In her defence, she humoured me as much as she could: when it was obvious from my accented Czech that I was a foreigner, she asked if I’d rather speak English. I clumsily declined, saying I needed to work on my Czech, and, to her credit, she continued to deal with me in Czech, despite the fact that she clearly spoke my language better than I spoke hers.

She also helped me navigate the frankly excessively long menu, picking out a couple of dark beers she recommended and giving me a taste of each. Once I’d paid, I felt too awkward to sit at the tiny bar so I took my pint upstairs and sat down by the window to mull things over.

The beer itself, Albrecht-Marion, a 5.9% ABV Irish Stout, was decent. I’d describe it as “fine” or “alright.”
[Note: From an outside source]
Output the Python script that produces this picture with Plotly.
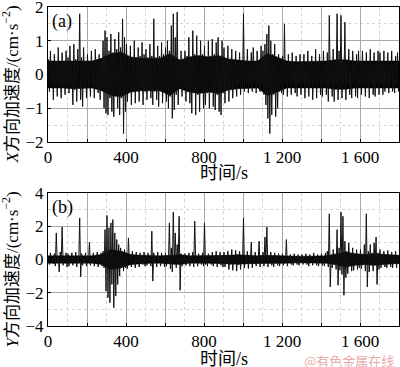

The setup of tables was definitely more gastro- than -pub, and, perhaps for this reason, there wasn’t a great sense of camaraderie in the bar; it definitely wasn’t the sort of place you’d strike up a conversation with your neighbour.

As you might have noticed, I’m quite firmly set against the concept of gastropubs. It’s not that I think they should be wiped from the face of the earth; I just find the idea of them a little troublesome. I like my pubs to be beer-focused, maybe with some light snacks thrown in as an afterthought. Introducing cutlery into the mix doesn’t help anyone.

Overall, whilst I left 20 Pip feeling that I’d found a slightly-better-than-average place to take visiting relatives, I knew in my bones that this first pub in my Prague Saga was decidedly not a place I could call my own. Impressive beer mat collection aside, it was actually pretty nondescript – it felt pretty mainstream, offensively inoffensive, and definitely not a local.

I award Gastropub 20 Pip two sodden beer mats and a fork with crusty bits on the tines.